MATH 115 might possibly be the most frustrating course at the University of Waterloo. This is Linear Algebra, where you learn every possible computation and aspect of matrices, which is nothing that can’t already be done on a calculator. Here are a few tips for getting through this course.
Tip 1: Tutorials
Every Math 115 tutorial is a test, which evaluates all of the information that you learned in the previous week. These tests are done independently, and tend to be extremely hard. Each test will pick at the specific details of each topic that was taught, and stuff that was not taught in class is fair game. For these one-hour tutorials, it is advised that you come prepared with the knowledge solidified in your mind, because there is no help during these evaluations.
Tip 2: Practice Problems
Speaking of being prepared for quizzes, the practice problems are extremely useful questions that are posted every week, in an effort to prepare you for the weekly test. Many will simply do the mapleTA questions (which is an online source that supports inputting math notation), which is a good start but it may not prepare you for the tests. Weirdly enough, sometimes the mapleTA questions are the only thing one would need to do to get a good mark on the tutorial test, but sometimes the mapleTA questions are 100% useless. It is strongly recommended that one does all of the mapleTA questions, and all of the recommended textbook questions in order to prepare for each weekly test. It may be hard, but it is extremely helpful to ensure in getting a decent mark on the quizzes.
Tip 3: The Textbook
Read the textbook! This mistake is made by an innumerable amount of students in Math 115. You may think that sitting in the lectures and understanding the content is enough, but everything from the textbook is fair game for the tests. The lectures only cover about 70% of the information, and the other 30% should be covered outside of class. It doesn’t hurt to read the textbook even just to solidify the knowledge, but mostly for those tiny details that the professor will sneak into the tutorial tests.
Tip 4: Classmates
It is important to have friends in other engineering specialities who are taking Math 115. The tutorial test isn’t taken on the same hour by the entire engineering faculty on the same day. Use other students to let you know what parts of the section were on the test, or what study tools were the most useful for it. Just be sure to stay within the bounds of academic integrity ;).
Tip 5: Midterm and Final
The Math 115 midterm is considered one of the easier midterms in first year engineering. Study hard, and do all of the practice midterms, because the layout of them yearly reoccurring. The practice midterms will be able to give you a good idea of concepts that will be on the midterm versus ones that won’t. The final is a different story. The final is intense, and you need to study hard if you want to pass. Granted, if a test is worth 65% of your mark, it does have the right to be difficult. Study all that you can leading up to this exam, because it will pay off. The majority of stuff on the final will be an overview and not oriented towards details like the tutorial quizzes, which makes the final a bit easier to study for but the professors will throw tricks at you so watch out.
Tip 6: Mental Preparation
Be prepared to be annoyed at questions for hours on end. Be prepared to have to reduce a 7 by 7 matrix, because this is the kind of work you are going to have to put in. Most importantly, be prepared to not use a calculator because they are absolutely not allowed.

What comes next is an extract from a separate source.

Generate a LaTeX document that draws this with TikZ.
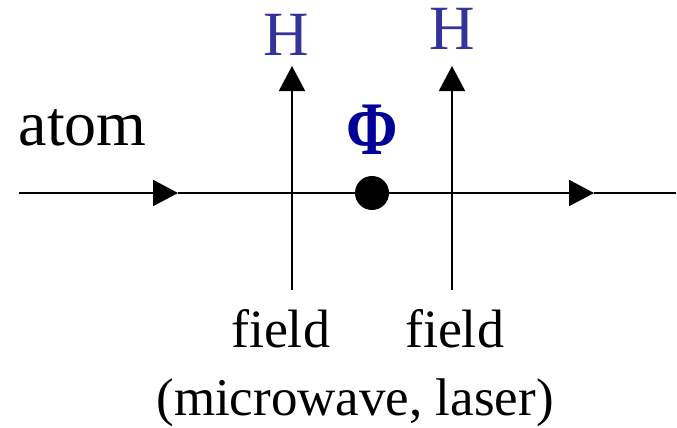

A lot of students resent this course. It is unnessicarily difficult for something that calculators already have the ability to do. You will learn a ton of completely useless details of matrices, but you don’t have a choice in Engineering. Regardless of the view towards this course, try your hardest to get a good grade. One of the professors started out the class by telling them that 70% is the new 90%, so don’t be too let down if your grade is not looking like it did in high school.